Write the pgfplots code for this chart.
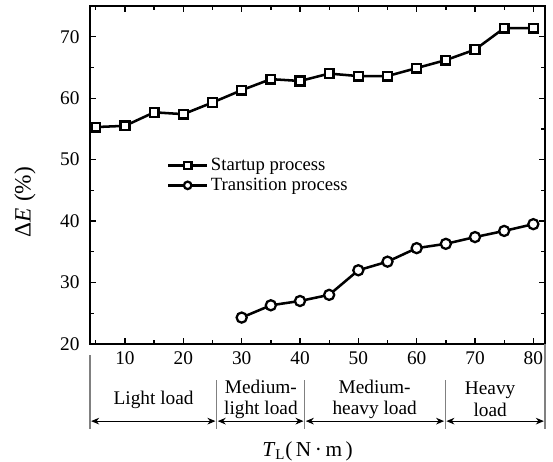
\documentclass[border=0pt]{standalone}
\usepackage{fontspec}
\setmainfont{Liberation Serif}
\usepackage{pgfplots}
\pgfplotsset{compat=1.18}
\usetikzlibrary{arrows.meta}

\begin{document}
\fontsize{14}{16}\selectfont
\begin{tikzpicture}
\path[use as bounding box] (-67.5pt,-87.75pt) rectangle (347.25pt,258pt);
\begin{axis}[
  at={(0,0)}, anchor=south west,
  scale only axis, width=341.25pt, height=253.5pt,
  xmin=4, xmax=82, ymin=20, ymax=75,
  xtick={10,20,...,80}, minor xtick={5,15,...,75},
  ytick={20,30,...,70}, minor ytick={25,35,...,75},
  tick align=inside, major tick length=4.5pt, minor tick length=3pt,
  axis line style={line width=1pt}, tick style={line width=1pt, black},
  /pgf/number format/assume math mode=true,
  tick label style={font=\fontsize{14.5}{16}\selectfont},
  xticklabel style={yshift=-1pt},
  yticklabel style={xshift=-3pt},
  clip=false,
  legend style={at={(0.16,0.567)}, anchor=north west, draw=none, fill=none,
    font=\fontsize{14}{16}\selectfont, row sep=-0.5pt},
  legend cell align=left,
  legend image code/.code={
    \draw[#1, mark=none, line width=1.9pt] (0pt,0pt) -- (29pt,0pt);
    \draw[#1, only marks, mark size=2.8pt] plot coordinates {(14.5pt,0pt)};
  },
]
\addplot[line width=1.9pt, mark=square*, mark size=3.3pt,
  mark options={fill=white, line width=1.7pt}]
  coordinates {(5,55.3)(10,55.5)(15,57.7)(20,57.4)(25,59.3)(30,61.3)(35,63.1)(40,62.8)
    (45,64.0)(50,63.6)(55,63.6)(60,64.9)(65,66.2)(70,67.9)(75,71.4)(80,71.4)};
\addplot[line width=1.9pt, mark=*, mark size=3.8pt,
  mark options={fill=white, line width=1.7pt}]
  coordinates {(30,24.3)(35,26.3)(40,27.0)(45,28.0)(50,32.0)(55,33.4)(60,35.6)
    (65,36.3)(70,37.4)(75,38.4)(80,39.5)};
\legend{Startup process, Transition process}

% y label
\node[rotate=90, font=\fontsize{17.5}{19}\selectfont]
  at (axis description cs:-0.143,0.42) {Δ\textit{E}\ (\%)};

% load-range annotations below the axis
\draw[gray, line width=0.8pt] (axis cs:4,18.2) -- (axis cs:4,6.2);
\draw[gray, line width=0.8pt] (axis cs:25.7,14.1) -- (axis cs:25.7,6.2);
\draw[gray, line width=0.8pt] (axis cs:40.8,14.1) -- (axis cs:40.8,6.2);
\draw[gray, line width=0.8pt] (axis cs:64.9,14.1) -- (axis cs:64.9,6.2);
\draw[gray, line width=0.8pt] (axis cs:82,20) -- (axis cs:82,6.2);
\draw[{Stealth[length=6pt,width=5pt]}-{Stealth[length=6pt,width=5pt]}, line width=0.7pt]
  (axis cs:4.2,7.45) -- (axis cs:25.5,7.45);
\draw[{Stealth[length=6pt,width=5pt]}-{Stealth[length=6pt,width=5pt]}, line width=0.7pt]
  (axis cs:25.9,7.45) -- (axis cs:40.6,7.45);
\draw[{Stealth[length=6pt,width=5pt]}-{Stealth[length=6pt,width=5pt]}, line width=0.7pt]
  (axis cs:41.0,7.45) -- (axis cs:64.7,7.45);
\draw[{Stealth[length=6pt,width=5pt]}-{Stealth[length=6pt,width=5pt]}, line width=0.7pt]
  (axis cs:65.1,7.45) -- (axis cs:81.8,7.45);
\node[align=center, font=\fontsize{14.5}{16}\selectfont] at (axis cs:14.9,10.9) {Light load};
\node[align=center, font=\fontsize{14.5}{16}\selectfont] at (axis cs:33.3,11.0) {Medium-\\light load};
\node[align=center, font=\fontsize{14.5}{16}\selectfont] at (axis cs:52.8,11.0) {Medium-\\heavy load};
\node[align=center, font=\fontsize{14.5}{16}\selectfont] at (axis cs:72.6,11.0) {Heavy\\load};
\node[font=\fontsize{16}{18}\selectfont] at (axis cs:41.3,2.6)
  {\textit{T}\textsubscript{L}(\,N\,·\,m\,)};
\end{axis}
\end{tikzpicture}
\end{document}
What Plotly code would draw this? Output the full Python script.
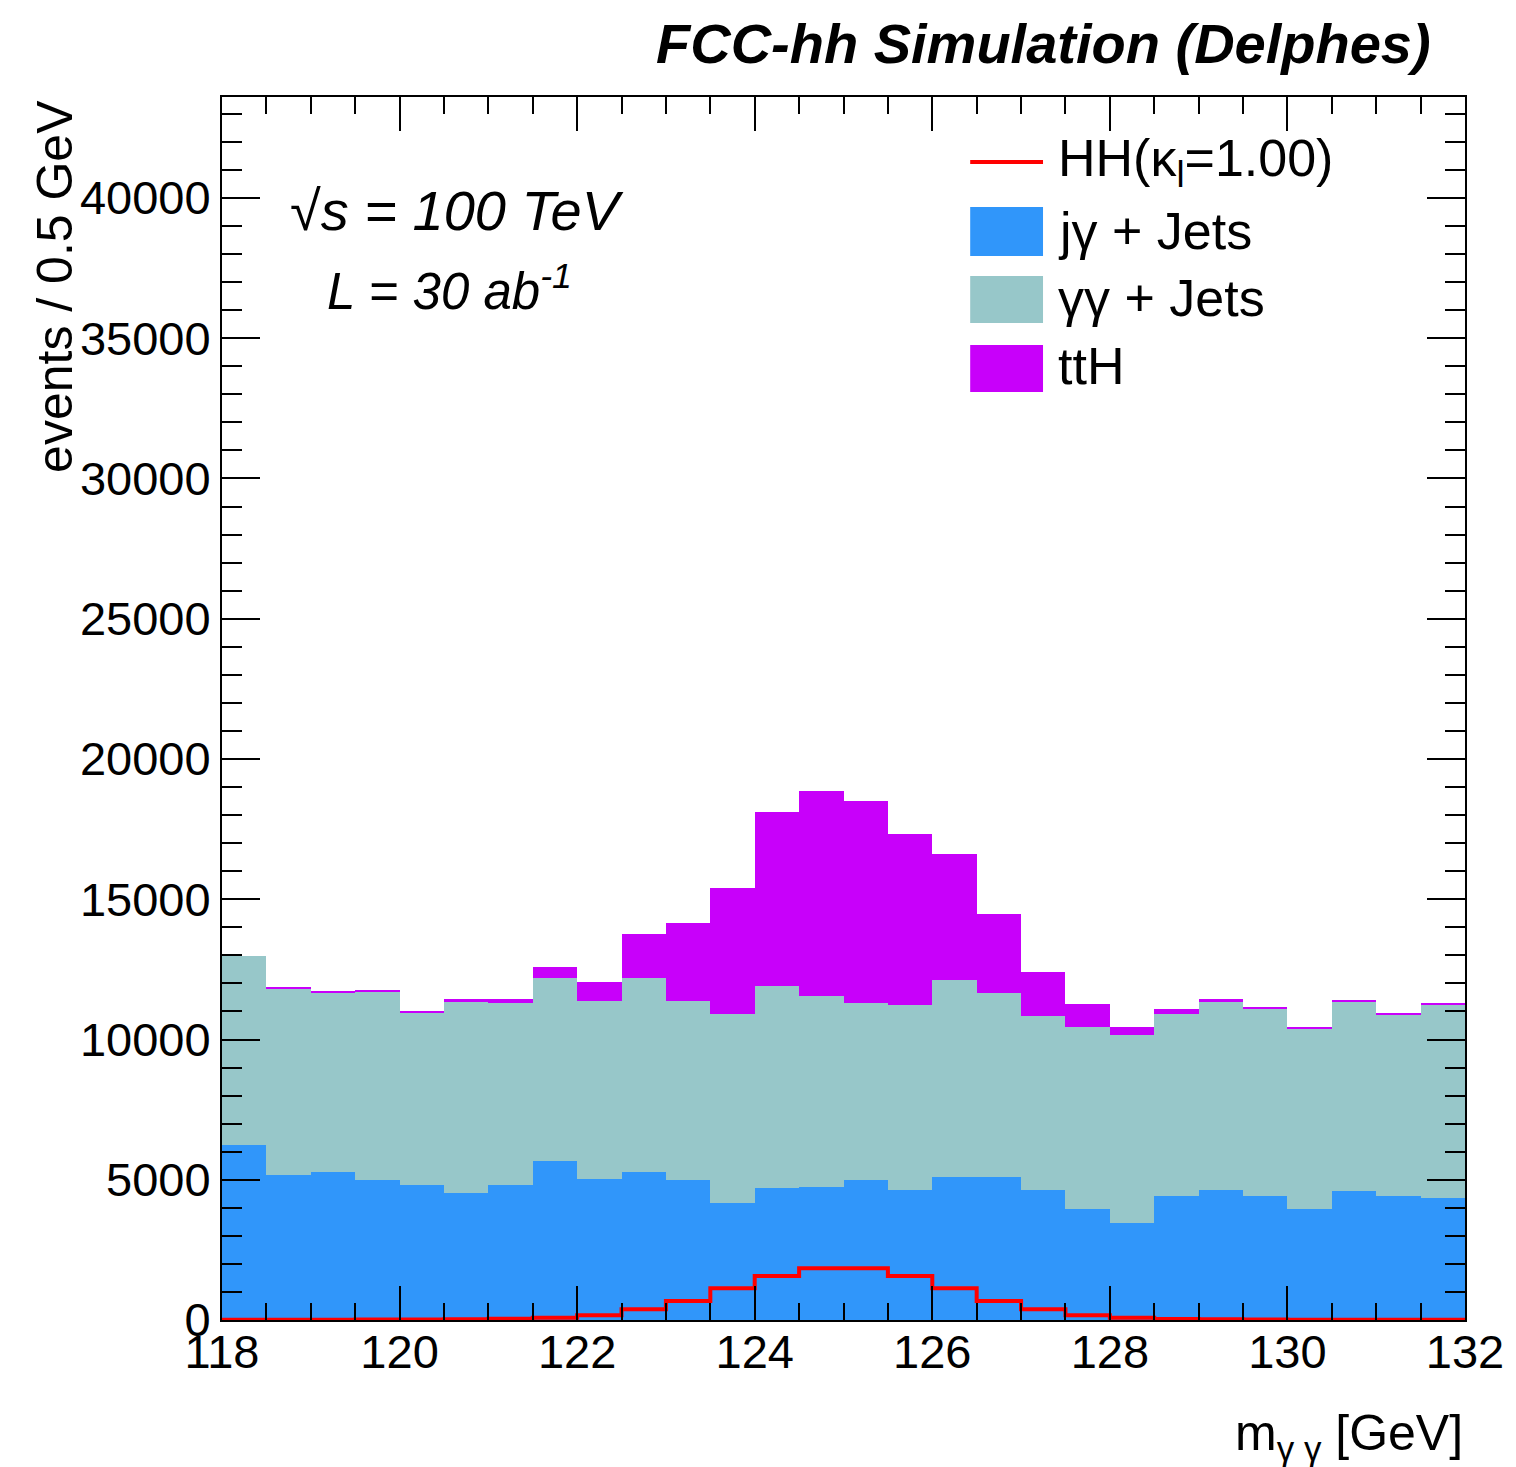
import plotly.graph_objects as go

# ---------------- data ----------------
bin_low = [118 + 0.5 * i for i in range(28)]
bin_edges_last = 132.0

jgamma = [6240, 5170, 5290, 4990, 4810, 4540, 4810, 5670, 5010, 5290, 4990, 4160, 4720, 4750,
          4990, 4630, 5090, 5090, 4630, 3940, 3450, 4420, 4630, 4420, 3940, 4610, 4420, 4340]
gamgam = [6730, 6650, 6380, 6710, 6160, 6810, 6500, 6540, 6370, 6920, 6390, 6740, 7180, 6800,
          6300, 6600, 7030, 6580, 6220, 6510, 6710, 6490, 6720, 6690, 6460, 6760, 6480, 6910]
tth = [0, 20, 30, 60, 40, 80, 150, 380, 680, 1545, 2780, 4490, 6210, 7320,
       7220, 6080, 4490, 2790, 1570, 830, 300, 180, 110, 60, 50, 30, 20, 20]
hh = [5, 8, 10, 15, 20, 30, 45, 83, 166, 380, 677, 1128, 1568, 1841,
      1841, 1568, 1128, 677, 380, 166, 83, 40, 25, 15, 10, 8, 5, 5]

x_ticks = [118, 120, 122, 124, 126, 128, 130, 132]
y_ticks = [0, 5000, 10000, 15000, 20000, 25000, 30000, 35000, 40000]

legend_labels = ["HH(κ<sub>l</sub>=1.00)", "jγ + Jets", "γγ + Jets", "ttH"]

C_BLUE = "#3096FA"
C_TEAL = "#97C7C9"
C_PURP = "#C800FA"
C_RED = "#FF0000"

W, H = 1516, 1467
L, R, T, B = 222, 1468, 97, 1320


def px(x):
    return (x - L) / (R - L)


def py(y):
    return (B - y) / (B - T)


FONT = "Liberation Sans, Arial, Helvetica, sans-serif"

fig = go.Figure()
centers = [b + 0.25 for b in bin_low]
for vals, col, name in [(jgamma, C_BLUE, "jγ + Jets"), (gamgam, C_TEAL, "γγ + Jets"), (tth, C_PURP, "ttH")]:
    fig.add_trace(go.Bar(x=centers, y=vals, width=0.5, marker=dict(color=col, line=dict(width=0)),
                         name=name, showlegend=False))

step_x = bin_low + [bin_edges_last]
step_y = hh + [hh[-1]]
fig.add_trace(go.Scatter(x=step_x, y=step_y, mode="lines", line=dict(color=C_RED, width=4, shape="hv"),
                         name="HH", showlegend=False))

axis_common = dict(showline=True, linecolor="black", linewidth=2, mirror="ticks", ticks="inside",
                   tickcolor="black", tickwidth=2, showgrid=False, zeroline=False,
                   tickfont=dict(family=FONT, size=47, color="black"))

fig.update_layout(
    width=W, height=H,
    margin=dict(l=L, r=W - R, t=T, b=H - B),
    plot_bgcolor="white", paper_bgcolor="white",
    barmode="stack", bargap=0,
    xaxis=dict(range=[118, 132], tickvals=x_ticks, ticktext=[str(v) for v in x_ticks], ticklen=34,
               ticklabelstandoff=-10,
               minor=dict(dtick=0.5, tick0=118, ticklen=17, tickwidth=2, tickcolor="black", ticks="inside"),
               **axis_common),
    yaxis=dict(range=[0, 43600], tickvals=y_ticks, ticktext=[str(v) for v in y_ticks], ticklen=38,
               ticklabelstandoff=0,
               minor=dict(dtick=1000, tick0=0, ticklen=20, tickwidth=2, tickcolor="black", ticks="inside"),
               **axis_common),
)

annotations = []
# title
annotations.append(dict(xref="paper", yref="paper", x=px(1436), y=py(44), xanchor="right", yanchor="middle",
                        text="<b><i>FCC-hh Simulation (Delphes)</i></b>", showarrow=False,
                        font=dict(family=FONT, size=56, color="black")))
# y title
annotations.append(dict(xref="paper", yref="paper", x=px(54), y=py(98), xanchor="center", yanchor="top",
                        text="events / 0.5 GeV", textangle=-90, showarrow=False,
                        font=dict(family=FONT, size=50, color="black")))
# x title
annotations.append(dict(xref="paper", yref="paper", x=px(1468), y=py(1436), xanchor="right", yanchor="middle",
                        text="m<sub>γ γ</sub> [GeV]", showarrow=False,
                        font=dict(family=FONT, size=50, color="black")))
# energy / lumi
annotations.append(dict(xref="paper", yref="paper", x=px(458), y=py(210), xanchor="center", yanchor="middle",
                        text="<i>√s = 100 TeV</i>", showarrow=False,
                        font=dict(family=FONT, size=56, color="black")))
annotations.append(dict(xref="paper", yref="paper", x=px(450), y=py(288), xanchor="center", yanchor="middle",
                        text="<i>L = 30 ab<sup>-1</sup></i>", showarrow=False,
                        font=dict(family=FONT, size=51, color="black")))

# custom legend
shapes = []
shapes.append(dict(type="line", xref="paper", yref="paper", x0=px(972), x1=px(1045), y0=py(162), y1=py(162),
                   line=dict(color=C_RED, width=4)))
for (y0, y1), col in [((207, 256), C_BLUE), ((276, 323), C_TEAL), ((345, 392), C_PURP)]:
    shapes.append(dict(type="rect", xref="paper", yref="paper", x0=px(972), x1=px(1045), y0=py(y1), y1=py(y0),
                       fillcolor=col, line=dict(width=0)))
for lab, yc in zip(legend_labels, [162, 231, 298, 366]):
    annotations.append(dict(xref="paper", yref="paper", x=px(1058), y=py(yc), xanchor="left", yanchor="middle",
                            text=lab, showarrow=False, font=dict(family=FONT, size=52, color="black")))

fig.update_layout(annotations=annotations, shapes=shapes)
fig.write_html("out.html")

* WHAT YOU NEED TO DO: Working from the entries above, reproduce exactly and only the lines beginning with the line that has "What Plotly code" and ending with the line that has "bin_edges_last = 132.0"; omit all pictures.

* WORKED ANSWER:
What Plotly code would draw this? Output the full Python script.
import plotly.graph_objects as go

# ---------------- data ----------------
bin_low = [118 + 0.5 * i for i in range(28)]
bin_edges_last = 132.0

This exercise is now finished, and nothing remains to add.